Theorem 4.5: Error estimate for Gaussian quadrature
Let \(\phi_{n+1}\in{\cal P}_{n+1}\) be monic and orthogonal on \([a,b]\) to all polynomials in \({\cal P}_n\), with respect to the weight function \(w(x)\). Let \(x_0,x_1,\ldots,x_n\) be the roots of \(\phi_{n+1}\), and let \(G_{n,w}(f)\) be the Gaussian quadrature formula defined above. If \(f\) has \(2n+2\) continuous derivatives on \((a,b)\), then there exists \(\xi\in(a,b)\) such that \[ I_w(f) - G_{n,w}(f) = \frac{f^{(2n+2)}(\xi)}{(2n+2)!}\int_a^b\phi_{n+1}^2(x)w(x)\,\mathrm{d}x. \]

Proof:
A neat trick is to use Hermite interpolation. Since the \(x_k\) are distinct, there exists a unique polynomial \(p_{2n+1}\) such that \[ p_{2n+1}(x_k) = f(x_k), \quad p_{2n+1}'(x_k) = f'(x_k) \quad \textrm{for $k=0,\ldots,n$}. \] In addition (see problem sheet), there exists \(\lambda\in(a,b)\), depending on \(x\), such that \[ f(x) - p_{2n+1}(x) = \frac{f^{(2n+2)}(\lambda)}{(2n+2)!}\prod_{i=0}^n(x-x_i)^2. \] Now we know that \((x-x_0)(x-x_1)\cdots(x-x_n)=\phi_{n+1}(x)\), since we fixed \(\phi_{n+1}\) to be monic. Hence \[ \int_a^bf(x)w(x)\,\mathrm{d}x - \int_a^bp_{2n+1}(x)w(x)\,\mathrm{d}x = \int_a^b\frac{f^{(2n+2)}(\lambda)}{(2n+2)!}\phi_{n+1}^2(x)w(x)\,\mathrm{d}x. \] Now we know that \(G_{n,w}\) must be exact for \(p_{2n+1}\), so \[ \int_a^bp_{2n+1}(x)w(x)\,\mathrm{d}x = G_{n,w}(p_{2n+1}) = \sum_{k=0}^n\sigma_kp_{2n+1}(x_k) = \sum_{k=0}^n\sigma_kf(x_k)=G_{n,w}(f). \] For the right-hand side, we can’t take \(f^{(2n+2)}(\lambda)\) outside the integral since \(\lambda\) depends on \(x\).
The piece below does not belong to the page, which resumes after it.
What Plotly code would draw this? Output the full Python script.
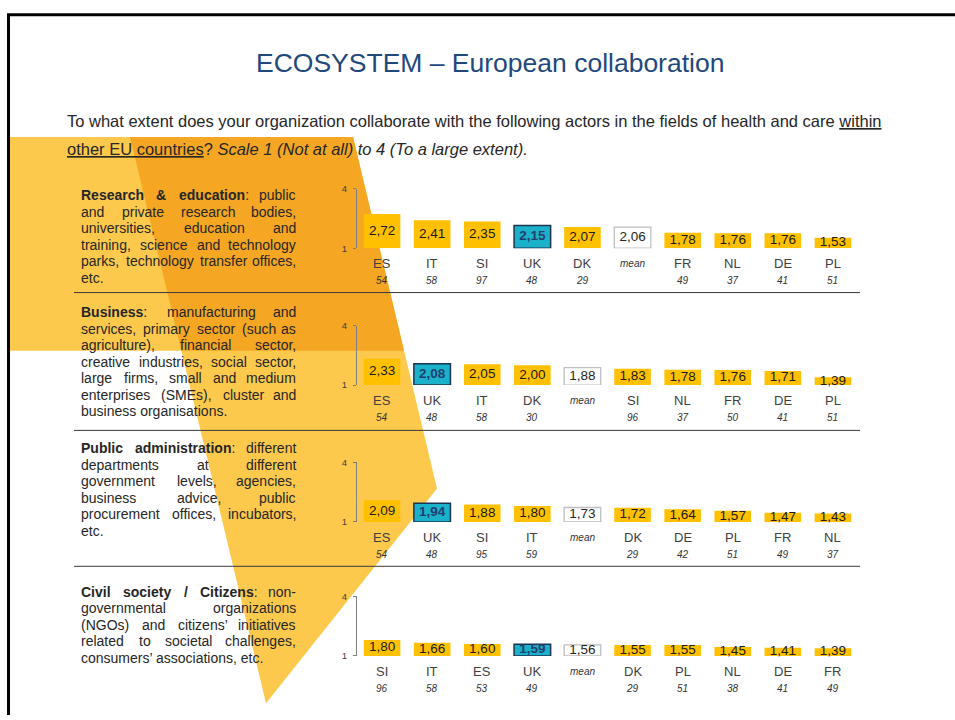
import plotly.graph_objects as go

W, H = 955, 720
FONT = "Liberation Sans, Arial, sans-serif"

# ---------------- data ----------------
research_countries = ["ES", "IT", "SI", "UK", "DK", "mean", "FR", "NL", "DE", "PL"]
research_values = [2.72, 2.41, 2.35, 2.15, 2.07, 2.06, 1.78, 1.76, 1.76, 1.53]
research_n = ["54", "58", "97", "48", "29", "", "49", "37", "41", "51"]

business_countries = ["ES", "UK", "IT", "DK", "mean", "SI", "NL", "FR", "DE", "PL"]
business_values = [2.33, 2.08, 2.05, 2.00, 1.88, 1.83, 1.78, 1.76, 1.71, 1.39]
business_n = ["54", "48", "58", "30", "", "96", "37", "50", "41", "51"]

public_countries = ["ES", "UK", "SI", "IT", "mean", "DK", "DE", "PL", "FR", "NL"]
public_values = [2.09, 1.94, 1.88, 1.80, 1.73, 1.72, 1.64, 1.57, 1.47, 1.43]
public_n = ["54", "48", "95", "59", "", "29", "42", "51", "49", "37"]

civil_countries = ["SI", "IT", "ES", "UK", "mean", "DK", "PL", "NL", "DE", "FR"]
civil_values = [1.80, 1.66, 1.60, 1.59, 1.56, 1.55, 1.55, 1.45, 1.41, 1.39]
civil_n = ["96", "58", "53", "49", "", "29", "51", "38", "41", "49"]

scale_ticks = [1, 4]

research_head = "Research & education"
research_text = ["Research & education: public",
                 "and private research bodies,",
                 "universities, education and",
                 "training, science and technology",
                 "parks, technology transfer offices,",
                 "etc."]
business_head = "Business"
business_text = ["Business: manufacturing and",
                 "services, primary sector (such as",
                 "agriculture), financial sector,",
                 "creative industries, social sector,",
                 "large firms, small and medium",
                 "enterprises (SMEs), cluster and",
                 "business organisations."]
public_head = "Public administration"
public_text = ["Public administration: different",
               "departments at different",
               "government levels, agencies,",
               "business advice, public",
               "procurement offices, incubators,",
               "etc."]
civil_head = "Civil society / Citizens"
civil_text = ["Civil society / Citizens: non-",
              "governmental organizations",
              "(NGOs) and citizens\u2019 initiatives",
              "related to societal challenges,",
              "consumers\u2019 associations, etc."]

title_text = "ECOSYSTEM \u2013 European collaboration"
question_1 = ("To what extent does your organization collaborate with the following "
              "actors in the fields of health and care <u>within</u>")
question_2 = "<u>other EU countries</u>? <i>Scale 1 (Not at all) to 4 (To a large extent).</i>"

# ---------------- colours ----------------
GOLD = "#FFC000"
TEAL = "#1BB1CA"
TEAL_EDGE = "#1C3450"
MEAN_EDGE = "#BFBFBF"
TEXT = "#262626"
LIGHT_BAND = "#FCC94D"
DARK_BAND = "#F5A623"


def px_x(x):
    return x / W


def px_y(y):
    return 1 - y / H


# ---------------- text metrics (Arial / Liberation Sans, 1/1000 em) ----------------
_low = "abcdefghijklmnopqrstuvwxyz"
_up = "ABCDEFGHIJKLMNOPQRSTUVWXYZ"
REG = dict(zip(_low, [556, 556, 500, 556, 556, 278, 556, 556, 222, 222, 500, 222, 833,
                      556, 556, 556, 556, 333, 500, 278, 556, 500, 722, 500, 500, 500]))
REG.update(zip(_up, [667, 667, 722, 722, 667, 611, 778, 722, 278, 500, 667, 556, 833,
                     722, 778, 667, 778, 722, 667, 611, 722, 667, 944, 667, 667, 611]))
REG.update({" ": 278, "&": 667, "'": 191, "\u2019": 222, "(": 333, ")": 333, ",": 278,
            "-": 333, ".": 278, "/": 278, ":": 278})
BOLD = dict(zip(_low, [556, 611, 556, 611, 556, 333, 611, 611, 278, 278, 556, 278, 889,
                       611, 611, 611, 611, 389, 556, 333, 611, 556, 778, 556, 556, 500]))
BOLD.update(zip(_up, [722, 722, 722, 722, 667, 611, 778, 722, 278, 556, 722, 611, 833,
                      722, 778, 667, 778, 722, 667, 611, 722, 667, 944, 667, 667, 611]))
BOLD.update({" ": 278, "&": 722, "/": 278, ":": 333, ",": 278, ".": 278})


def text_width(s, size, bold=False):
    table = BOLD if bold else REG
    return sum(table.get(c, 556) for c in s) * size / 1000.0


def note(x, y, text, size, color=TEXT, xref="paper", xanchor="center"):
    return dict(xref=xref, yref="paper", x=x, y=y, text=text, showarrow=False,
                xanchor=xanchor, yanchor="middle", borderpad=0,
                font=dict(family=FONT, size=size, color=color))


# ---------------- panel geometry ----------------
PLOT_X0, PLOT_X1 = 357, 858
panels = [
    dict(c=research_countries, v=research_values, n=research_n, y4=185.5, y1=246,
         head=research_head, text=research_text, ty=192),
    dict(c=business_countries, v=business_values, n=business_n, y4=324.5, y1=385,
         head=business_head, text=business_text, ty=311),
    dict(c=public_countries, v=public_values, n=public_n, y4=463.5, y1=524,
         head=public_head, text=public_text, ty=449),
    dict(c=civil_countries, v=civil_values, n=civil_n, y4=599.5, y1=660,
         head=civil_head, text=civil_text, ty=595),
]

fig = go.Figure()
layout = {}
annotations = []

for k, p in enumerate(panels, start=1):
    xa = "x" if k == 1 else f"x{k}"
    ya = "y" if k == 1 else f"y{k}"
    xs = list(range(len(p["c"])))

    fills, edges, widths, tcolors, labels = [], [], [], [], []
    for c, v in zip(p["c"], p["v"]):
        lab = f"{v:.2f}".replace(".", ",")
        if c == "UK":
            fills.append(TEAL); edges.append(TEAL_EDGE); widths.append(1.5)
            tcolors.append("#1F3F6E"); labels.append(f"<b>{lab}</b>")
        elif c == "mean":
            fills.append("white"); edges.append(MEAN_EDGE); widths.append(1.3)
            tcolors.append(TEXT); labels.append(lab)
        else:
            fills.append(GOLD); edges.append(GOLD); widths.append(0)
            tcolors.append("#1A1A1A"); labels.append(lab)

    fig.add_trace(go.Bar(
        x=xs, y=[v - 1 for v in p["v"]], base=1, width=0.73,
        marker=dict(color=fills, line=dict(color=edges, width=widths)),
        xaxis=xa, yaxis=ya, hoverinfo="skip", showlegend=False))
    fig.add_trace(go.Scatter(
        x=xs, y=[(1 + v) / 2 for v in p["v"]], mode="text", text=labels,
        textposition="middle center", cliponaxis=False,
        textfont=dict(family=FONT, size=13.5, color=tcolors),
        xaxis=xa, yaxis=ya, hoverinfo="skip", showlegend=False))

    layout["xaxis" if k == 1 else f"xaxis{k}"] = dict(
        domain=[px_x(PLOT_X0), px_x(PLOT_X1)], range=[-0.5, len(xs) - 0.5],
        visible=False, anchor=ya, fixedrange=True)
    layout["yaxis" if k == 1 else f"yaxis{k}"] = dict(
        domain=[px_y(p["y1"]), px_y(p["y4"])], range=[1, 4], anchor=xa,
        tickvals=scale_ticks, ticktext=[str(t) for t in scale_ticks],
        ticks="outside", ticklen=3, tickcolor="#7F7F7F", tickwidth=1,
        showline=True, linecolor="#7F7F7F", linewidth=1,
        showgrid=False, zeroline=False, ticklabelstandoff=4,
        tickfont=dict(family=FONT, size=9.5, color="#404040"), fixedrange=True)

    # country names and respondent counts below each bar
    for i, (c, n) in enumerate(zip(p["c"], p["n"])):
        if c == "mean":
            annotations.append(note(i, px_y(p["y1"] + 15.5), "<i>mean</i>", 10,
                                    "#333333", xref=xa))
        else:
            annotations.append(note(i, px_y(p["y1"] + 16), c, 13, "#404040", xref=xa))
        if n:
            annotations.append(note(i, px_y(p["y1"] + 33), f"<i>{n}</i>", 10,
                                    "#333333", xref=xa))

    # justified description text on the left
    TX0, TX1, FS, LH = 80, 297, 14, 16.75
    head_words = p["head"].split(" ")
    nlines = len(p["text"])
    for li, line in enumerate(p["text"]):
        y = px_y(p["ty"] + li * LH)
        words = line.split(" ")
        runs = []
        for wi, w in enumerate(words):
            if li == 0 and wi < len(head_words):
                hw = head_words[wi]
                tail = w[len(hw):]
                runs.append((f"<b>{hw}</b>{tail}",
                             text_width(hw, FS, True) + text_width(tail, FS)))
            else:
                runs.append((w, text_width(w, FS)))
        if li == nlines - 1 or len(runs) == 1:
            annotations.append(note(px_x(TX0), y, line, FS, xanchor="left"))
            continue
        total = sum(r[1] for r in runs)
        gap = (TX1 - TX0 - total) / (len(runs) - 1)
        x = TX0
        for ri, (t, wpx) in enumerate(runs):
            if ri == len(runs) - 1:
                annotations.append(note(px_x(TX1), y, t, FS, xanchor="right"))
            else:
                annotations.append(note(px_x(x), y, t, FS, xanchor="left"))
            x += wpx + gap

# ---------------- title and question ----------------
annotations.append(note(px_x(490), px_y(58), title_text, 26.5, "#1F497D"))
annotations.append(note(px_x(66), px_y(117), question_1, 16.5, xanchor="left"))
annotations.append(note(px_x(66), px_y(145), question_2, 16.5, xanchor="left"))


# ---------------- decorative background and rules ----------------
def poly(points):
    return "M " + " L ".join(f"{px_x(a):.5f},{px_y(b):.5f}" for a, b in points) + " Z"


def band_left(y):
    return 130 + (y - 133) * (266 - 130) / (708 - 133)


def band_right(y):
    return 353 + (y - 133) * (437 - 353) / (490 - 133)


shapes = [
    dict(type="path", xref="paper", yref="paper", layer="below", line=dict(width=0),
         fillcolor=LIGHT_BAND, path=poly([(10, 133), (205, 133), (205, 350), (10, 350)])),
    dict(type="path", xref="paper", yref="paper", layer="below", line=dict(width=0),
         fillcolor=LIGHT_BAND, path=poly([(130, 133), (353, 133), (437, 490), (266, 708)])),
    dict(type="path", xref="paper", yref="paper", layer="below", line=dict(width=0),
         fillcolor=DARK_BAND,
         path=poly([(130, 133), (353, 133), (band_right(350), 350), (band_left(350), 350)])),
]
for yy in (291, 431, 569):
    shapes.append(dict(type="line", xref="paper", yref="paper", layer="above",
                       x0=px_x(74), x1=px_x(860), y0=px_y(yy), y1=px_y(yy),
                       line=dict(color="#3A3A3A", width=1)))
shapes.append(dict(type="line", xref="paper", yref="paper", x0=px_x(7), x1=px_x(955),
                   y0=px_y(9), y1=px_y(9), line=dict(color="black", width=3)))
shapes.append(dict(type="line", xref="paper", yref="paper", x0=px_x(8.5), x1=px_x(8.5),
                   y0=px_y(8), y1=px_y(720), line=dict(color="black", width=3)))

fig.update_layout(
    width=W, height=H, margin=dict(l=0, r=0, t=0, b=0),
    paper_bgcolor="white", plot_bgcolor="rgba(0,0,0,0)",
    showlegend=False, barmode="overlay",
    font=dict(family=FONT, color=TEXT),
    annotations=annotations, shapes=shapes, **layout)

fig.write_html("out.html")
But \(\phi_{n+1}^2(x)w(x)\geq 0\) on \([a,b]\), so we can apply the mean value theorem for integrals and get \[ I_w(f) - G_{n,w}(f) = \frac{f^{(2n+2)}(\xi)}{(2n+2)!}\int_a^b\phi_{n+1}^2(x)w(x)\,\mathrm{d}x \] for some \(\xi\in(a,b)\) that does not depend on \(x\).